All service charge transactions are held in the nominal ledger (also referred to as the general ledger). This ledger contains accounts of each asset and liability and supports the trial balance, which is in turn based on double entry book keeping. This means that every accounting transaction has 2 parts or ‘sides’.

The trial balance usually consists of 4 columns showing a list of all the balances contained against each nominal code. The nominal code allows all transactions (sale or purchase) to be traced and all codes are either held in the Chart of Accounts, (which provides structure to the general ledger) or in the general ledger account number which is automatically assigned by the accounting software and split into three columns:

  1. The account name;
  2. The type of the account i.e. asset, liability equity, income, cost of goods sold, or expense;
  3. A description of the type of transaction which should be recorded in the account, i.e. a debit entry or a credit entry.

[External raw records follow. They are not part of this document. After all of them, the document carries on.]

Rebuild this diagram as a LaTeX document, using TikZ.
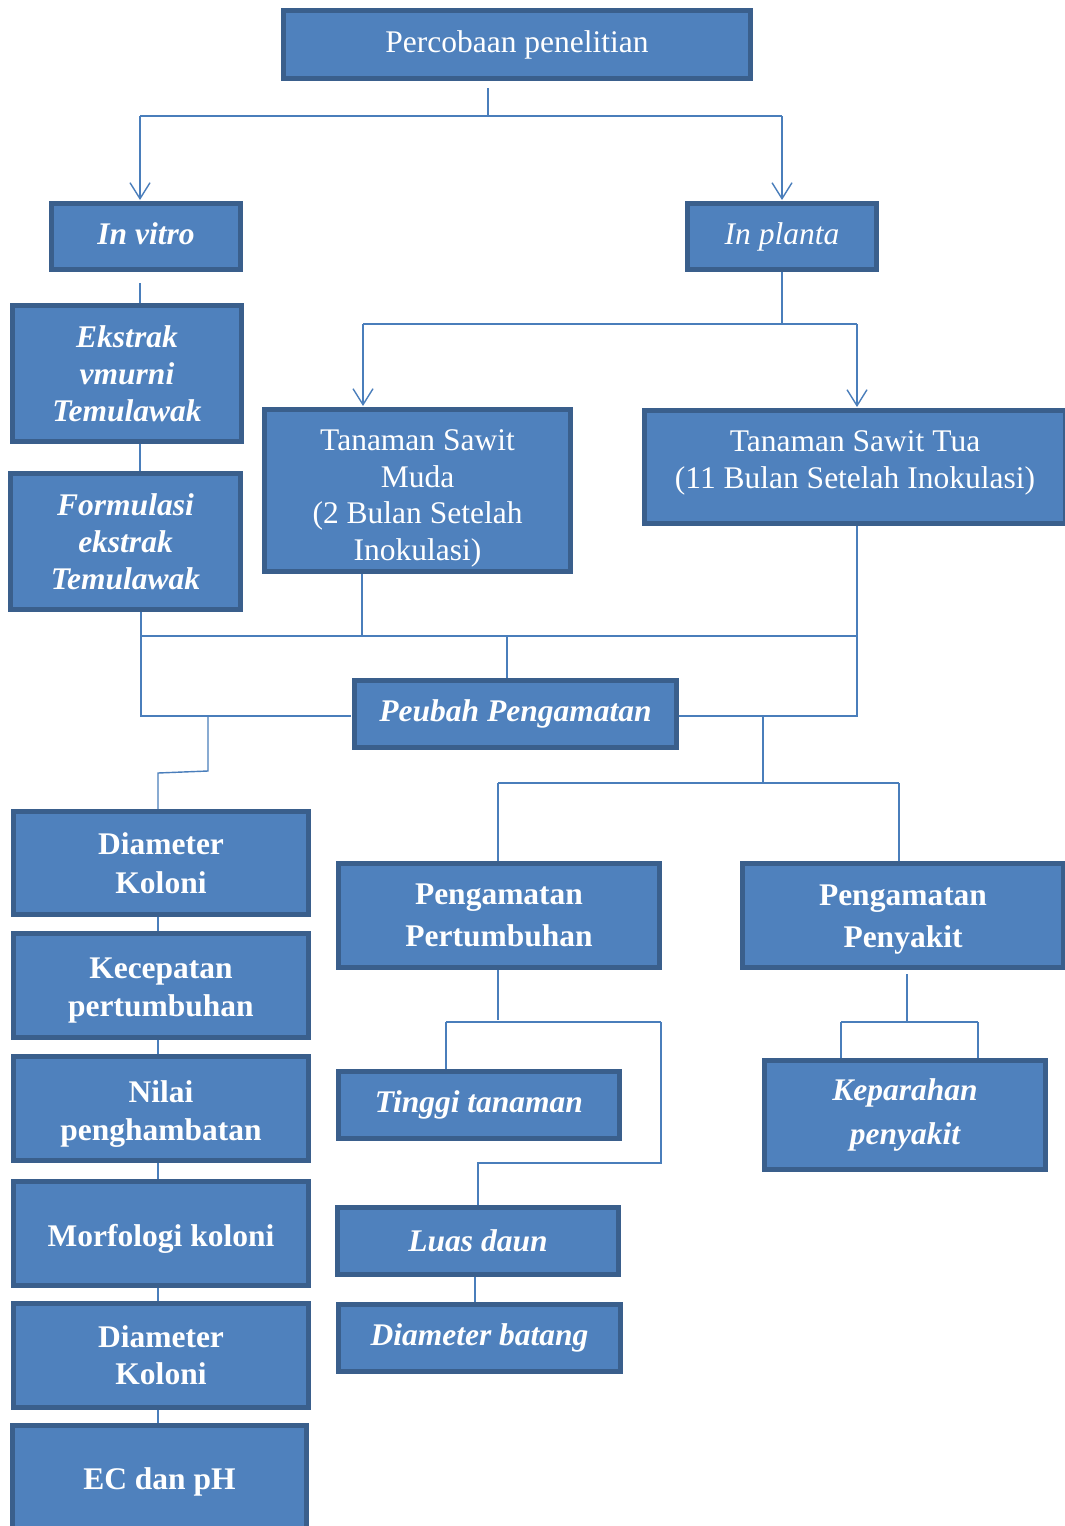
\documentclass[tikz,border=0pt]{standalone}
\usepackage{fontspec}
\setmainfont{Liberation Serif}
\usetikzlibrary{arrows.meta}
\definecolor{boxfill}{HTML}{4F81BD}
\definecolor{boxborder}{HTML}{3A5F8C}
\definecolor{linecol}{HTML}{4A7EBB}
\tikzset{
  box/.style={draw=boxborder, line width=5pt, fill=boxfill, inner sep=0pt,
    text=white, align=center, font=\fontsize{31.5}{37.5}\selectfont},
  txt/.style={inner sep=0pt, text=white, align=center, font=\fontsize{31.5}{37.5}\selectfont},
  conn/.style={draw=linecol, line width=1.4pt},
  arr/.style={conn, -{Straight Barb[length=16pt,width=20pt,line width=1.4pt]}},
  wh/.style 2 args={minimum width=#1pt, minimum height=#2pt}
}
\begin{document}
\begin{tikzpicture}[x=1pt,y=-1pt]
\useasboundingbox[fill=white] (0,0) rectangle (1065,1526);

% ---- boxes ----
\node[box, wh={467}{68}] (top) at (517,44.5) {Percobaan penelitian};
\node[box, wh={189}{66}] (vitro) at (146,236.5) {};
\node[txt, font=\fontsize{31.5}{37.5}\selectfont\bfseries\itshape] (vitroT) at (146,233.5) {In vitro};
\node[box, wh={189}{66}] (planta) at (782,236.5) {\textit{In planta}};
\node[box, wh={229}{136}, font=\fontsize{31.5}{37}\selectfont\bfseries\itshape] (ekstrak) at (127,373.5) {Ekstrak\\vmurni\\Temulawak};
\node[box, wh={230}{136}, font=\fontsize{31.5}{37}\selectfont\bfseries\itshape] (formulasi) at (125.5,541.5) {Formulasi\\ekstrak\\Temulawak};
\node[box, wh={306}{162}] (muda) at (417.5,490.5) {};
\node[txt, font=\fontsize{31.5}{36.5}\selectfont] (mudaT) at (417.5,498.5) {Tanaman Sawit\\Muda\\(2 Bulan Setelah\\Inokulasi)};
\node[box, wh={421}{113}] (tua) at (855,467) {};
\node[txt] (tuaT) at (855,463) {Tanaman Sawit Tua\\(11 Bulan Setelah Inokulasi)};
\node[box, wh={322}{67}, font=\fontsize{31.5}{37.5}\selectfont\bfseries\itshape] (peubah) at (515.5,714) {Peubah Pengamatan};

\node[box, wh={295}{103}, font=\fontsize{31.5}{39}\selectfont\bfseries] (dk1) at (161,863) {Diameter\\Koloni};
\node[box, wh={295}{104}] (kec) at (161,985.5) {};
\node[txt, font=\fontsize{31.5}{38}\selectfont\bfseries] (kecT) at (161,991) {Kecepatan\\pertumbuhan};
\node[box, wh={295}{104}] (nilai) at (161,1108.5) {};
\node[txt, font=\fontsize{31.5}{38}\selectfont\bfseries] (nilaiT) at (161,1114.5) {Nilai\\penghambatan};
\node[box, wh={295}{104}] (morf) at (161,1233.5) {};
\node[txt, font=\fontsize{31.5}{38}\selectfont\bfseries] (morfT) at (161,1238.5) {Morfologi koloni};
\node[box, wh={295}{104}, font=\fontsize{31.5}{37}\selectfont\bfseries] (dk2) at (161,1355.5) {Diameter\\Koloni};
\node[box, wh={294}{105}] (ec) at (159.5,1478) {};
\node[txt, font=\fontsize{31.5}{37}\selectfont\bfseries] (ecT) at (159.5,1482) {EC dan pH};

\node[box, wh={321}{104}, font=\fontsize{31.5}{42}\selectfont\bfseries] (pert) at (499,915.5) {Pengamatan\\Pertumbuhan};
\node[box, wh={321}{104}] (peny) at (903,915.5) {};
\node[txt, font=\fontsize{31.5}{42}\selectfont\bfseries] (penyT) at (903,919.5) {Pengamatan\\Penyakit};
\node[box, wh={281}{67}, font=\fontsize{31.5}{37}\selectfont\bfseries\itshape] (tinggi) at (479,1105) {Tinggi tanaman};
\node[box, wh={281}{109}, font=\fontsize{31.5}{44}\selectfont\bfseries\itshape] (kep) at (905,1115) {Keparahan\\penyakit};
\node[box, wh={281}{67}, font=\fontsize{31.5}{37}\selectfont\bfseries\itshape] (luas) at (478,1241) {Luas daun};
\node[box, wh={282}{67}, font=\fontsize{31.5}{37}\selectfont\bfseries\itshape] (batang) at (479.5,1338) {Diameter batang};

% ---- junction coordinates ----
\coordinate (t0) at (488,88);
\coordinate (t1) at (488,116);
\coordinate (tL) at (140,116);
\coordinate (tR) at (782,116);
\coordinate (tLe) at (140,200);
\coordinate (tRe) at (782,200);

\coordinate (v0) at (140,283);
\coordinate (v1) at (140,303);
\coordinate (e0) at (140,444);
\coordinate (e1) at (140,471);

\coordinate (p0) at (782,272);
\coordinate (p1) at (782,324);
\coordinate (pL) at (363,324);
\coordinate (pR) at (857,324);
\coordinate (pLe) at (363,406);
\coordinate (pRe) at (857,407);

\coordinate (f0) at (141,612);
\coordinate (hL) at (141,636);
\coordinate (hM) at (362,636);
\coordinate (m0) at (362,574);
\coordinate (hR) at (857,636);
\coordinate (u0) at (857,526);
\coordinate (hC) at (507,636);
\coordinate (hCe) at (507,678);
\coordinate (bL) at (141,716);
\coordinate (bLe) at (351,716);
\coordinate (bR) at (857,716);
\coordinate (bRs) at (679,716);

\coordinate (s0) at (208,716);
\coordinate (s1) at (208,771);
\coordinate (s2) at (158,773);
\coordinate (s3) at (158,809);

\coordinate (r0) at (763,716);
\coordinate (r1) at (763,783);
\coordinate (rL) at (498,783);
\coordinate (rR) at (899,783);
\coordinate (rLe) at (498,861);
\coordinate (rRe) at (899,861);

\coordinate (g0) at (498,970);
\coordinate (g1) at (498,1020);
\coordinate (gL) at (446,1022);
\coordinate (gR) at (661,1022);
\coordinate (gLe) at (446,1069);
\coordinate (gR2) at (661,1163);
\coordinate (gR3) at (478,1163);
\coordinate (gR4) at (478,1205);

\coordinate (k0) at (907,974);
\coordinate (k1) at (907,1022);
\coordinate (kL) at (841,1022);
\coordinate (kR) at (978,1022);
\coordinate (kLe) at (841,1058);
\coordinate (kRe) at (978,1058);

\coordinate (l0) at (475,1277);
\coordinate (l1) at (475,1302);

% ---- connectors ----
\draw[conn] (t0) -- (t1);
\draw[conn] (tL) -- (tR);
\draw[arr] (tL) -- (tLe);
\draw[arr] (tR) -- (tRe);

\draw[conn] (v0) -- (v1);
\draw[conn] (e0) -- (e1);

\draw[conn] (p0) -- (p1);
\draw[conn] (pL) -- (pR);
\draw[arr] (pL) -- (pLe);
\draw[arr] (pR) -- (pRe);

\draw[conn] (f0) -- (bL) -- (bLe);
\draw[conn] (hL) -- (hR);
\draw[conn] (m0) -- (hM);
\draw[conn] (u0) -- (bR) -- (bRs);
\draw[conn] (hC) -- (hCe);

\draw[conn] (s0) -- (s1) -- (s2) -- (s3);

\draw[conn] (r0) -- (r1);
\draw[conn] (rL) -- (rR);
\draw[conn] (rL) -- (rLe);
\draw[conn] (rR) -- (rRe);

\draw[conn] (dk1.south -| s3) -- (kec.north -| s3);
\draw[conn] (kec.south -| s3) -- (nilai.north -| s3);
\draw[conn] (nilai.south -| s3) -- (morf.north -| s3);
\draw[conn] (morf.south -| s3) -- (dk2.north -| s3);
\draw[conn] (dk2.south -| s3) -- (ec.north -| s3);

\draw[conn] (g0) -- (g1);
\draw[conn] (gL) -- (gR);
\draw[conn] (gL) -- (gLe);
\draw[conn] (gR) -- (gR2) -- (gR3) -- (gR4);

\draw[conn] (k0) -- (k1);
\draw[conn] (kL) -- (kR);
\draw[conn] (kL) -- (kLe);
\draw[conn] (kR) -- (kRe);

\draw[conn] (l0) -- (l1);
\end{tikzpicture}
\end{document}
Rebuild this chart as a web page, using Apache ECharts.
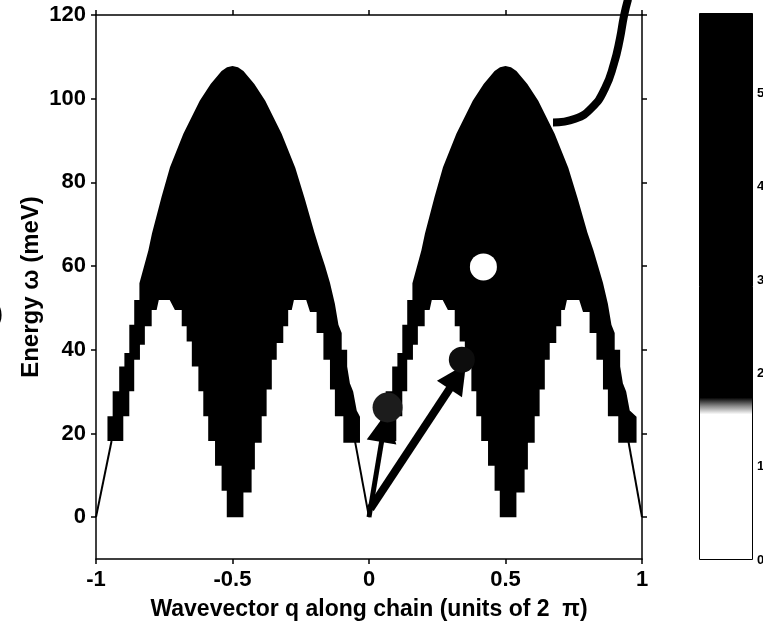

In addition to holding Nominal Codes, the Chart of Accounts may also hold:

  1. Expenses codes;
  2. Cost centre code;
  3. Project codes.

The most common number system is:

  1. 1,000 – 1,999: Asset accounts: These are Cash, Accounts Receivable (the most liquid assets behind cash) Supplies, Inventory,and Land (or any other asset that can be sold to be converted into cash to pay off current liabilities);
  2. 2,000 – 2,999: Liability accounts: The Liabilities section is found in the Balance Sheet, opposite the Asset section and listed in order of payment terms, from shortest to longest. Liabilities are an integral part of the Fundamental Accounting Equation on which all accounting/bookkeeping is based on: Assets = Liabilities + Owner’s Equity;
  3. 3,000 – 3,999: Equity accounts: These represents the leftover interest in the assets of an entity after all liabilities are covered, spread over the individual stockholders. When the owners of a business are stockholders, this is referred to as stockholders’ equity. It appears in the Balance Sheet, usually below the assets and liabilities sections;
  4. 4,000 – 4,999: Revenue accounts (Sales and Cost of Goods Sold): Revenues are made largely with the sale of goods and services and can be found at the top of the Profit and Loss Statement, above the section of Expenses. The reason the Profit and Loss Statement is constructed in such a way is to calculate Net Income, which is equal to Revenues – Expenses;
  5. 5,000 – 6,999: Expense accounts: Technically an expense is where an asset is used up or a liability is incurred. With regards to the accounting equation, expenses effectively reduce owner’s equity. Some expenses that are common to almost all businesses, are rent, wages and interest expenses.

Running The Trial Balance

When the trial balance is run, for every transaction the value of the debit balance column and the credit balance column must have the same totals to agree i.e. one negative and one positive – giving a net balance of zero.

The extended accounting equation must balance: ‘A (Assets) + E (Expenses) = L (Liabilities) + OE (Owners Equity) + R (Revenues)’.

Therefore, ‘Debit Accounts (A + E) = Credit Accounts (L + R + OE)’.